Ouch! Good luck.......keep the ice handy......lol
 
No doubt . . .

there would need to be lots of counselling all 'round before actually embarking on such a radical programme. Think of the sibling rivalries that typically already exist. But also think of adoption (which some consider a panacea for the abortion question, infertility, etc.), think of it in light of Georgia Girl's comment. Scary indeed, Bindii, in lots of ways.
Bindii said:
I wonder what the emotional repercussions (sp?) would be watching your child grow yet not having a say in its upbringing?
 
this is kinda an important question for me considoring lisa and i might want a baby one day ... if lisa's brother was a sperm donor then the baby would be genetically close to both lisa and me


however to do something like that i think just creates to much weirdness too close to home ... lisa's brother would be the father of her's and my baby thats too weird


so it'd be better if there was a sperm donor that the father would have no attachment to the family or too the baby
 
I have one friend and one sister who I would give eggs to. It took me many years to have my first child and I know the pain of thinking you may never have one. So if I could bring that pleasure of holding a life to these two people I would :)

I would not just do it for anyone though.
 
I think it would generally be more difficult for a woman to be a surrogate mother. I know that I most definately couldn't do it, even it was my best friend or some else female person close to me. Carrying a child for 9 months is something different than "just" doning some sperm. You spent day and night with the child, it moves in you, you can feel it and build an emotional closeness to it.
Being a sperm doner involves - pardon my french - wanking into a small plastic container. I'm not saying now that it finishes there for a man, especially in the case of doning sperm to friends and then seeing ones child grow up, but having to act as an uncle.

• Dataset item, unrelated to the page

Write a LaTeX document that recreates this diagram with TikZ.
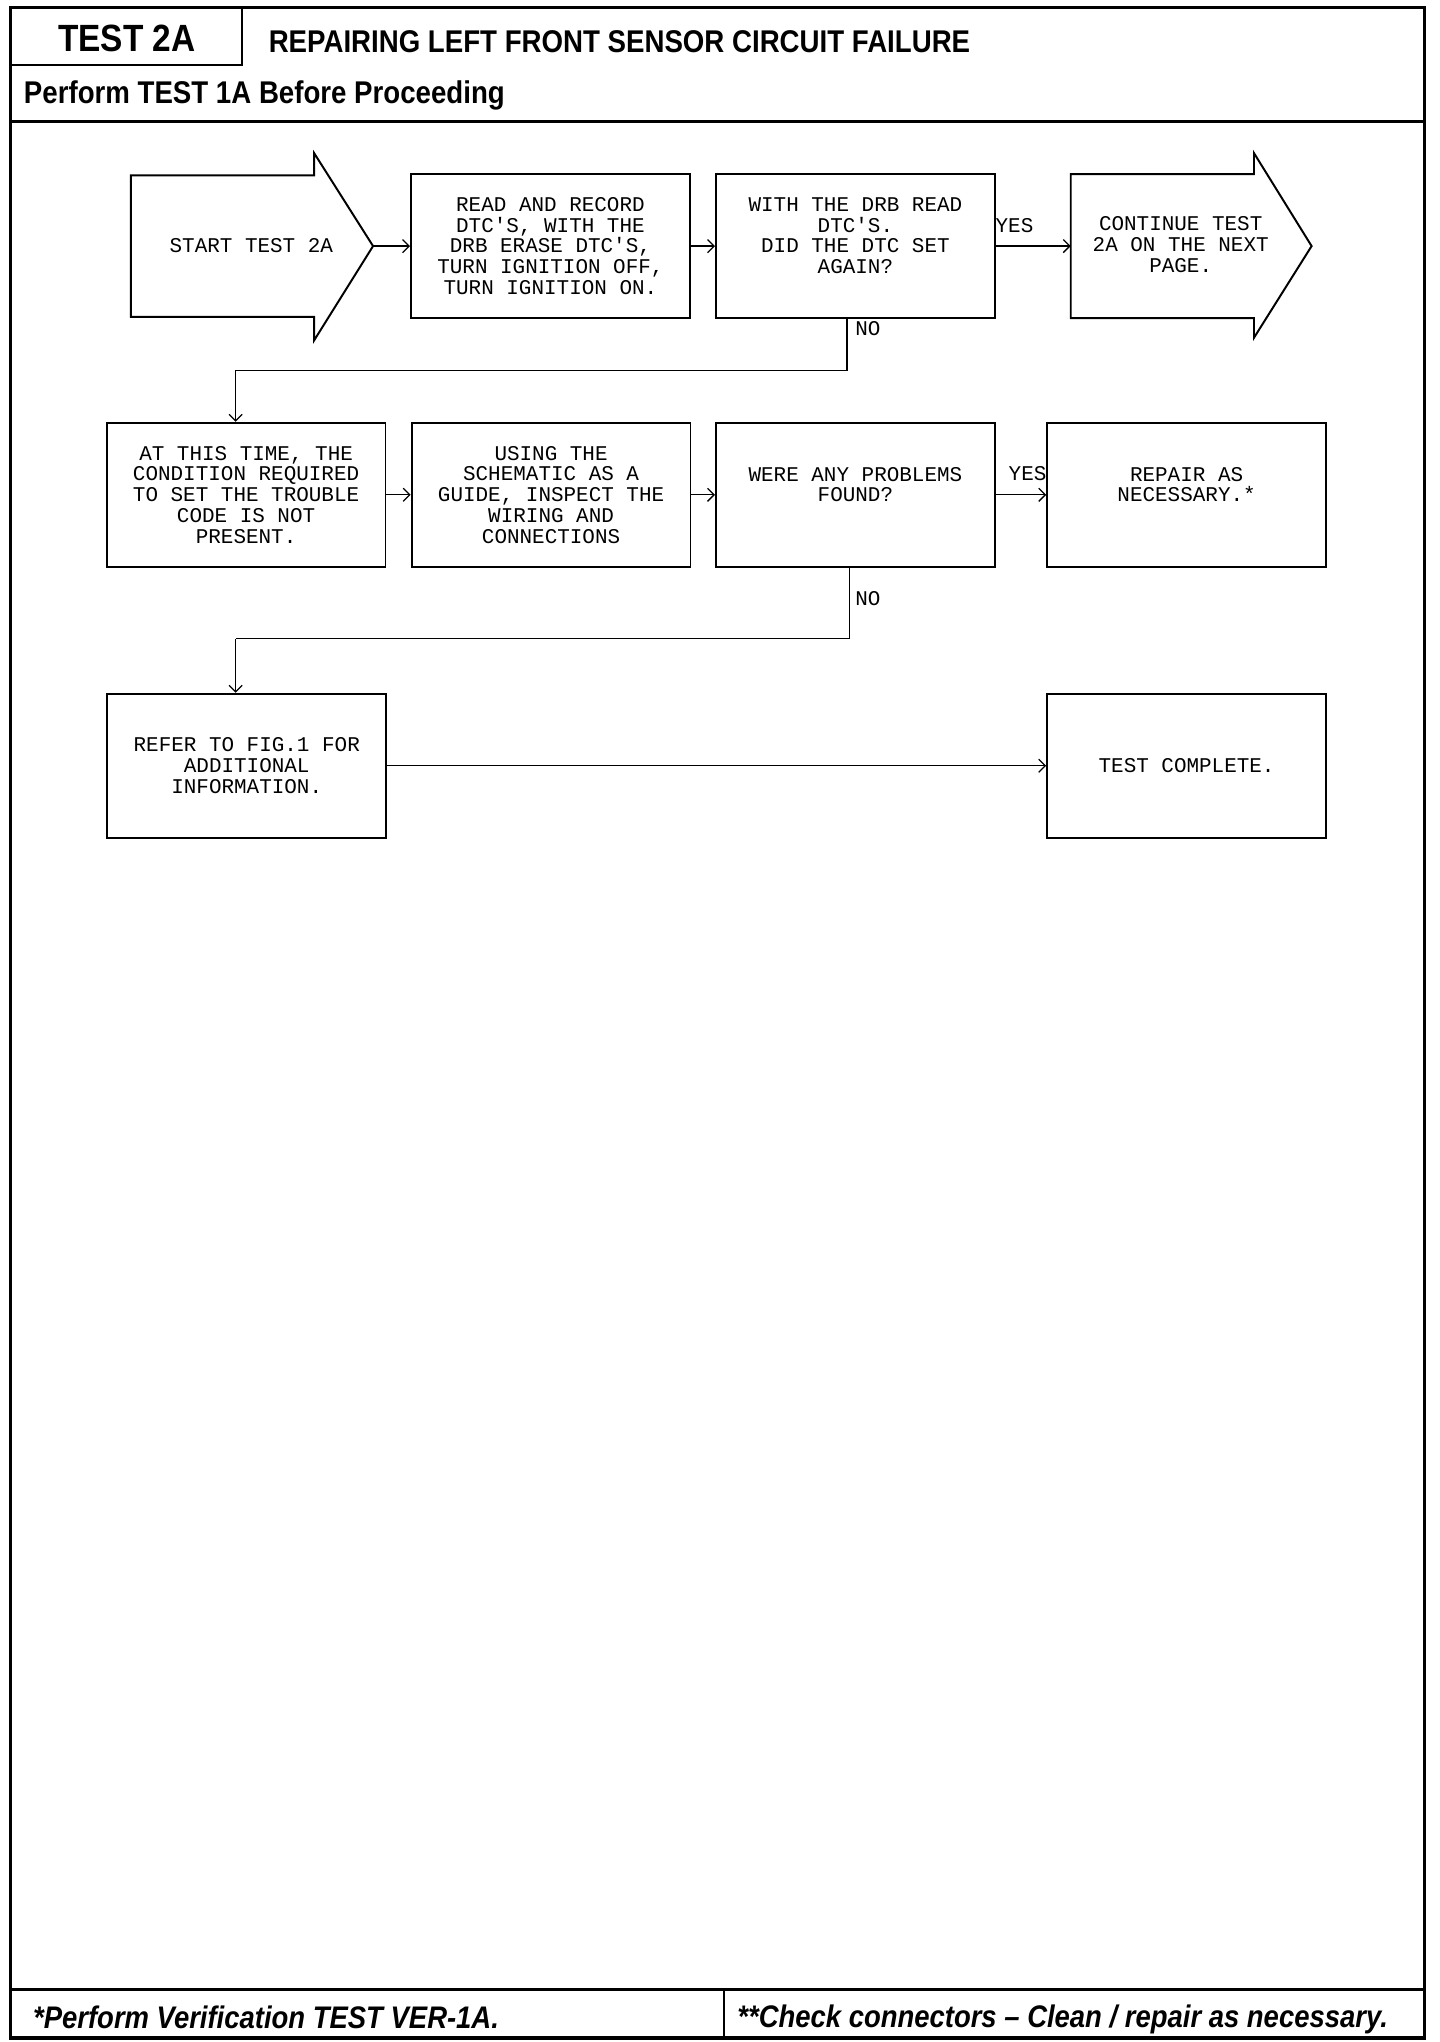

The end line is that I couldnt possibly become a surrogate mom, or give a child up for adoption. I'm simply too emotional for that, but I admire the (wo)man who can.
 
smile

Yes, I would. The child would be theirs and I would be the favorite UNCLE!
 
No I wouldn't. I feel that there are children out there in orphanages and foster care homes that need parents. Very few people stop to think about them these days. Everyone wants babies.

I myself would prefer a older child. I can't have kids from what my doctor tells me. I couldn't expect someone to carry a baby for me.